Risk management seems to be a household topic these days. No longer an exclusive province of quants, it is discussed regularly by the popular press. From the shortcomings of value-at-risk to the latest stress tests imposed by the Fed on banks, risk management has gone mainstream. But why has it failed so dramatically in 1998, 2000, 2007, 2008 and again in 2010 with the European debt crisis? We will argue that too much focus has been placed on backward-looking risk measures and not enough on scenario analysis.

Risk Management is not Clairvoyance and Market Timing

But what is risk management anyway? While almost everyone uses the words ‘risk management’, the implied meaning seems to differ from person to person.
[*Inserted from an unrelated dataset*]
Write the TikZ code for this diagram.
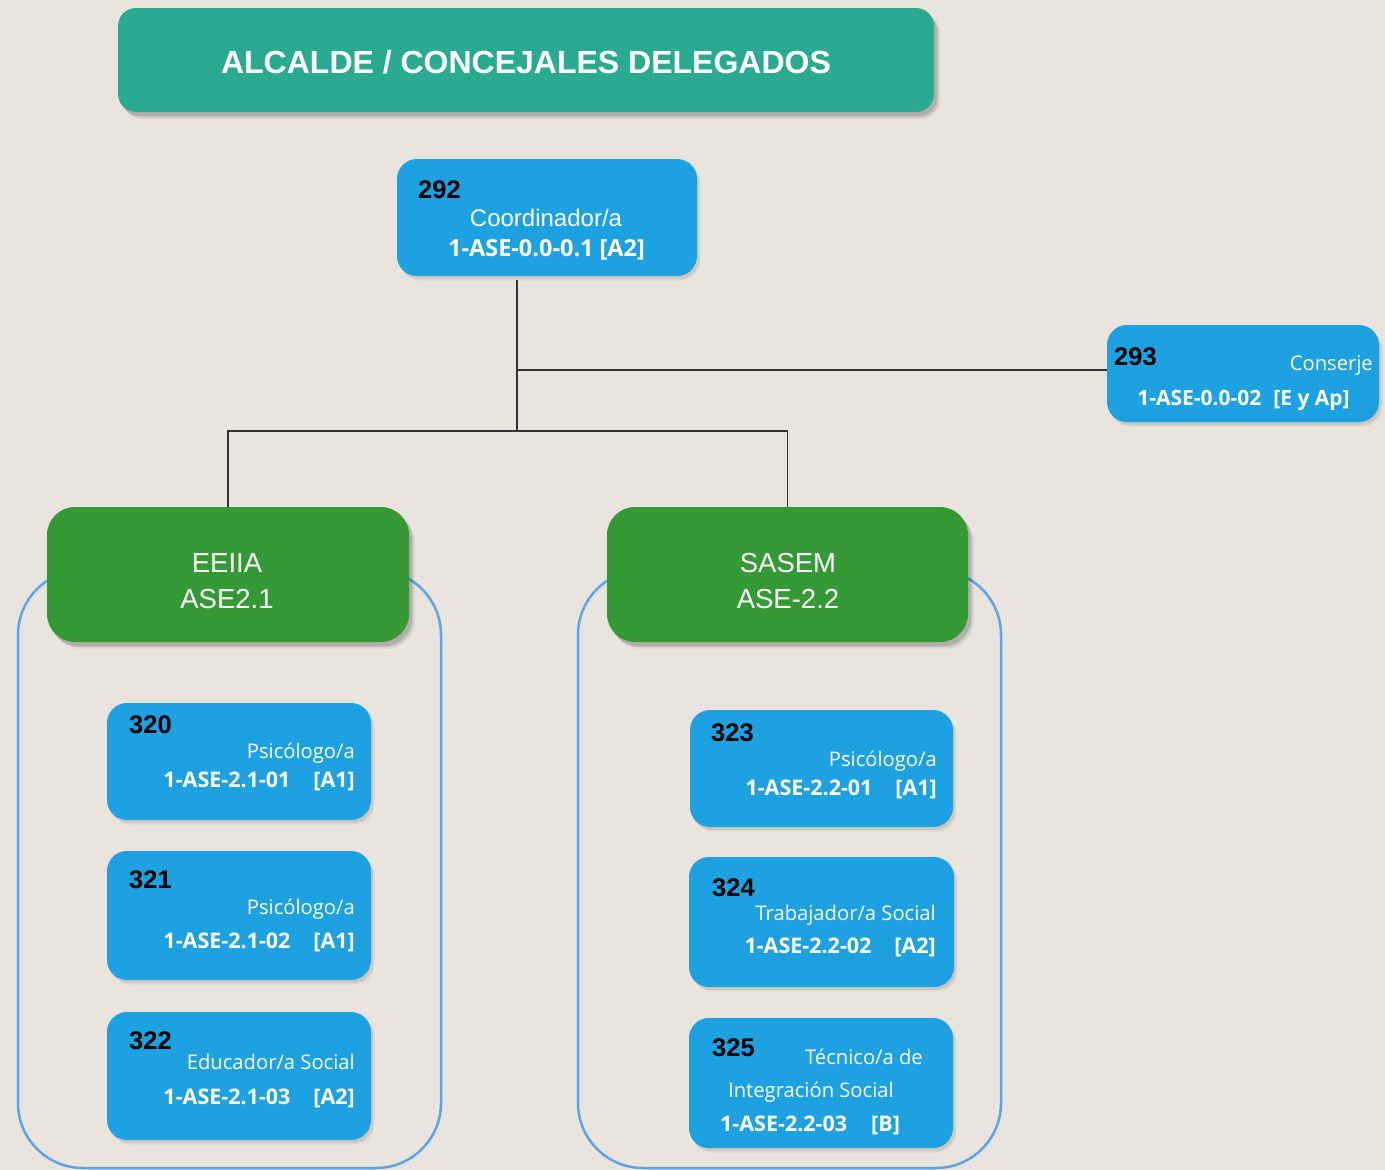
\documentclass[tikz,border=0pt]{standalone}
\usepackage{fontspec}
\setmainfont{Liberation Sans}
\newfontfamily\seg{Open Sans}
\usetikzlibrary{shadows}
\definecolor{bgc}{HTML}{E9E5DE}
\definecolor{titlec}{HTML}{2BAA92}
\definecolor{boxblue}{HTML}{1DA1E0}
\definecolor{boxgreen}{HTML}{359A35}
\definecolor{contc}{HTML}{5DA5E8}
\definecolor{linec}{HTML}{333333}
\newcommand{\fs}[1]{\fontsize{#1}{#1}\selectfont}
\tikzset{
  box/.style={rectangle, draw=none, inner sep=0pt},
  shad/.style={
    drop shadow={shadow xshift=6pt, shadow yshift=-7pt, opacity=0.05, fill=black},
    drop shadow={shadow xshift=4.5pt, shadow yshift=-5.5pt, opacity=0.08, fill=black},
    drop shadow={shadow xshift=3pt, shadow yshift=-4pt, opacity=0.12, fill=black}},
  lightshad/.style={
    drop shadow={shadow xshift=3.5pt, shadow yshift=-4.5pt, opacity=0.05, fill=black},
    drop shadow={shadow xshift=2pt, shadow yshift=-3pt, opacity=0.08, fill=black}},
  titlebox/.style={box, fill=titlec, rounded corners=18pt, shad},
  bluebox/.style={box, fill=boxblue, rounded corners=20pt, lightshad},
  greenbox/.style={box, fill=boxgreen, rounded corners=28pt, shad},
  container/.style={draw=contc, line width=2.5pt, rounded corners=65pt},
  conn/.style={draw=linec, line width=1.3pt},
  txt/.style={inner sep=0pt, text=white},
  num/.style={inner sep=0pt, text=black, font=\bfseries\fs{25.5}, anchor=base west},
  role/.style={txt, font=\seg\fs{20.2}},
  code/.style={txt, font=\seg\bfseries\fs{21.5}},
  gtxt/.style={txt, font=\fs{27.5}, anchor=base},
}
\begin{document}
\begin{tikzpicture}[x=1pt,y=-1pt]
\useasboundingbox (0,0) rectangle (1385,1170);
\fill[bgc] (0,0) rectangle (1385,1170);

% containers
\draw[container] (18,570) rectangle (441,1168);
\draw[container] (578,570) rectangle (1001,1168);

% title
\node[titlebox, minimum width=816pt, minimum height=104pt] (title) at (526,60) {};
\node[txt, font=\bfseries\fs{32}, anchor=base] (titletxt) at (526,73) {ALCALDE / CONCEJALES DELEGADOS};

% boxes
\node[bluebox, minimum width=300pt, minimum height=117pt] (b292) at (547,217.5) {};
\node[bluebox, minimum width=272pt, minimum height=97pt] (b293) at (1243,373.5) {};
\node[greenbox, minimum width=362pt, minimum height=135pt] (eeiia) at (228,574.5) {};
\node[greenbox, minimum width=361pt, minimum height=135pt] (sasem) at (787.5,574.5) {};
\node[bluebox, minimum width=264pt, minimum height=117pt] (b320) at (239,761.5) {};
\node[bluebox, minimum width=264pt, minimum height=129pt] (b321) at (239,915.5) {};
\node[bluebox, minimum width=264pt, minimum height=128pt] (b322) at (239,1076) {};
\node[bluebox, minimum width=263pt, minimum height=117pt] (b323) at (821.5,768.5) {};
\node[bluebox, minimum width=265pt, minimum height=130pt] (b324) at (821.5,922) {};
\node[bluebox, minimum width=264pt, minimum height=130pt] (b325) at (821,1083) {};

% connectors
\coordinate (j1) at (517,370);
\coordinate (j2) at (517,431);
\coordinate (top) at (517,280);
\draw[conn] (top) -- (j2);
\draw[conn] (j1) -- (j1 -| b293.west);
\draw[conn] (eeiia.north) |- (j2) -| (sasem.north);

% 292
\node[num] (n292) at (418,198) {292};
\node[txt, font=\fs{24}, anchor=base] (r292) at (546,226) {Coordinador/a};
\node[code, font=\seg\bfseries\fs{23.5}, anchor=base] (c292) at (546.5,256) {1-ASE-0.0-0.1 [A2]};

% 293
\node[num] (n293) at (1114,365) {293};
\node[role, anchor=base east] (r293) at (1373,370) {Conserje};
\node[code, font=\seg\bfseries\fs{21}, anchor=base] (c293) at (1243.5,405) {1-ASE-0.0-02\hspace{12pt}[E y Ap]};

% green
\node[gtxt] (g1a) at (227,572) {EEIIA};
\node[gtxt] (g1b) at (227,608) {ASE2.1};
\node[gtxt] (g2a) at (788,572) {SASEM};
\node[gtxt] (g2b) at (788,608) {ASE-2.2};

% 320
\node[num] (n320) at (129,733) {320};
\node[role, anchor=base east] (r320) at (355,758) {Psicólogo/a};
\node[code, anchor=base east] (c320) at (355,787) {1-ASE-2.1-01\hspace{23pt}[A1]};
% 321
\node[num] (n321) at (129,888) {321};
\node[role, anchor=base east] (r321) at (355,914) {Psicólogo/a};
\node[code, anchor=base east] (c321) at (355,948) {1-ASE-2.1-02\hspace{23pt}[A1]};
% 322
\node[num] (n322) at (129,1049) {322};
\node[role, anchor=base east] (r322) at (355,1069) {Educador/a Social};
\node[code, anchor=base east] (c322) at (355,1104) {1-ASE-2.1-03\hspace{23pt}[A2]};
% 323
\node[num] (n323) at (711,741) {323};
\node[role, anchor=base east] (r323) at (937,766) {Psicólogo/a};
\node[code, anchor=base east] (c323) at (937,795) {1-ASE-2.2-01\hspace{23pt}[A1]};
% 324
\node[num] (n324) at (712,896) {324};
\node[role, anchor=base east] (r324) at (936,920) {Trabajador/a Social};
\node[code, anchor=base east] (c324) at (936,953) {1-ASE-2.2-02\hspace{23pt}[A2]};
% 325
\node[num] (n325) at (712,1056) {325};
\node[role, anchor=base east] (r325a) at (923,1064) {Técnico/a de};
\node[role, anchor=base west] (r325b) at (728,1097) {Integración Social};
\node[code, anchor=base west] (c325) at (720,1131) {1-ASE-2.2-03\hspace{24pt}[B]};
\end{tikzpicture}
\end{document}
Let’s start by discussing what risk management is not. Risk management is not about being a clairvoyant. It is not about forecasting specific future events. It is certainly not about timing those events i.e. ‘the big short’. Risk management is all about finding the suitable risk/return profile. Suitable, that is, to the holder of the portfolio. When your client has a suitable portfolio, he or she will not sell when the losses hit, because the possibility of those losses was discussed right from the beginning. The biggest problem for most investors is that they get in near the top and get out near the bottom. ‘Suitability’ ensures that this vicious circle is disrupted. If your clients don’t get out at the bottom, then they won’t have to jump back in at the top. But the only way that could happen if their risk/return tradeoff was chosen by considering a variety of scenarios: good, bad and ugly. Showing low risk simply because the realized volatility is low and VIX is heading toward single digits cannot really be called risk management. That is called rear view mirror driving.

Why Stress Testing?

Why do we need stress testing when we already have risk measures like Sharpe ratio, Beta, Value-at-Risk, Tracking Error, and  Expected Shortfall? The problem with these measures is that they are completely backward-looking. A tracking error or a Sharpe ratio today has no clue that interest rates can actually rise by more than trivial amounts, since nothing of that kind was observed in the data sample used to calculate those metrics.

Moreover, if you ask one of these measures about the possibility of a simultaneous rise in interest rates and a drop in equities, it will likely tell you that the probability of such a one-two punch is zero. When those measures will gain that knowledge, it will be too late to be useful, since the events will have already happened. Backward-looking risk measures still view long-dated Treasuries and any instruments with a great deal of interest rate risk as virtually riskless, due to the low volatility and safe haven appeal that we have observed over the recent decades. This will lead you to underestimate probabilities of events that are quite plausible in the next few years, such as inflation or stagflation.

Stress Testing Gaining Prominence

Have you noticed how Fed stopped talking about Value-at-Risk for banks? It practically disappeared from popular discourse starting in 2009. The Fed and the ECB now routinely talk about stress testing of banks. Of course, stress testing can also be misused and gamed by the banks, but at least they realized that estimating risk simply based on what happened over the past couple of years is a rather flawed strategy.

Shortcomings of Stress Testing

Every tool has limitations and has to be used properly.  A Maserati is not a bad SUV, it simply isn’t meant to go off-roading. Similarly, most of the arguments against stress testing are really arguments against a misplaced utilization  of that tool, not against the tool itself.